1891 Vivian H. Sanguinetti (age 12), lived in Boxmoor, with his brothers Percy H. Sanguinetti (age 20), secretary to a limited company, Harold H. Sanguinetti (age 19), also in the household were Frank L. Roscknow (age 29), manager of a paper mill, John G. Walliken (age 26), surveying engineer, Belsey E. Lawrence (age 25), domestic servant.[1]

1903 A civil engineer, when he married Edith Annie Mason[2]

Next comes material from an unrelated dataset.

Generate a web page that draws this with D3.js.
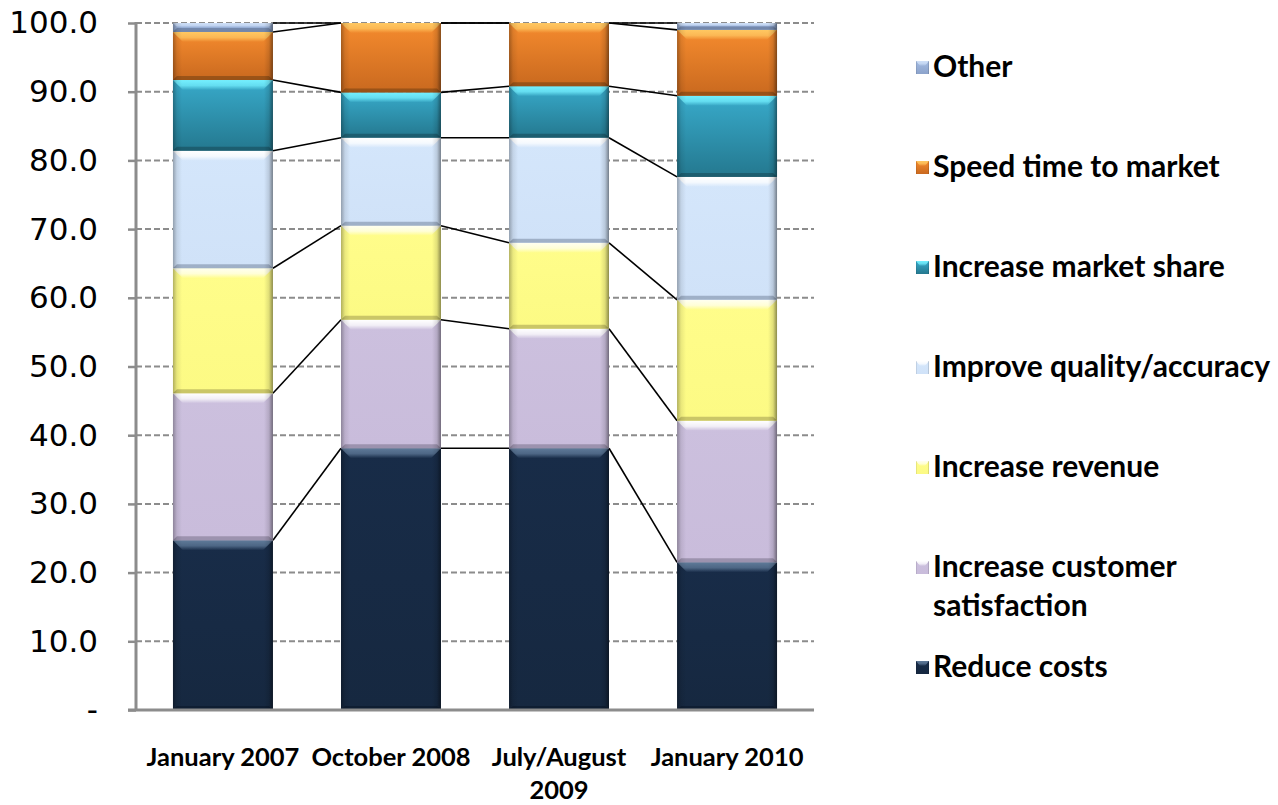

1939 Living at Surbiton, Surrey, Chartered Mechanical Engineer Travelling


1946 Obituary [3]

"VIVIAN SANGUINETTI was educated at Malvern College and received his technical instruction at the Crystal Palace School of Engineering and at the Central Technical College, South Kensington. On the termination of his practical training in the shops of the British Paper Company, Ltd., he entered the drawing office of Messrs. Tyler and Ellis, refrigerating engineers, and was subsequently employed in a similar capacity by Messrs. Thomas Middleton and Company, Ltd., general engineers. For nine years he acted as representative in Japan for Messrs. J. and E. Hall, Ltd., refrigerating engineers, Dartford, and for Messrs. W. H. Allen and Company, Ltd., of Bedford. During this period he was personally responsible for negotiations in connection with the export and provision of a wide range of machinery, much of which was for the Imperial Japanese Navy.

In the course of the war of 1914-18, he entered the Labour Supply department of the Ministry of Munitions and received rapid promotion, becoming deputy chief of the London and South Eastern Division and eventually chief dilution officer— a position which entailed duties of an onerous and responsible nature and the supervision of a large staff of engineers. Between the wars Mr. Sanguinetti occupied a number of industrial posts on the labour and management side, and during 1939-45 he was engaged as a labour supply inspector in the Ministry of Labour and National Service, where his tact and organizing ability enabled him to render valuable services in connexion with the supply of labour. As he was an active supporter of the Institution and rarely missed attending its meetings, he was known to a large number of members who will deplore his passing. Mr. Sanguinetti, whose death occurred on 13th December 1945, in his sixty-eighth year, was elected a Member of the Institution in 1912."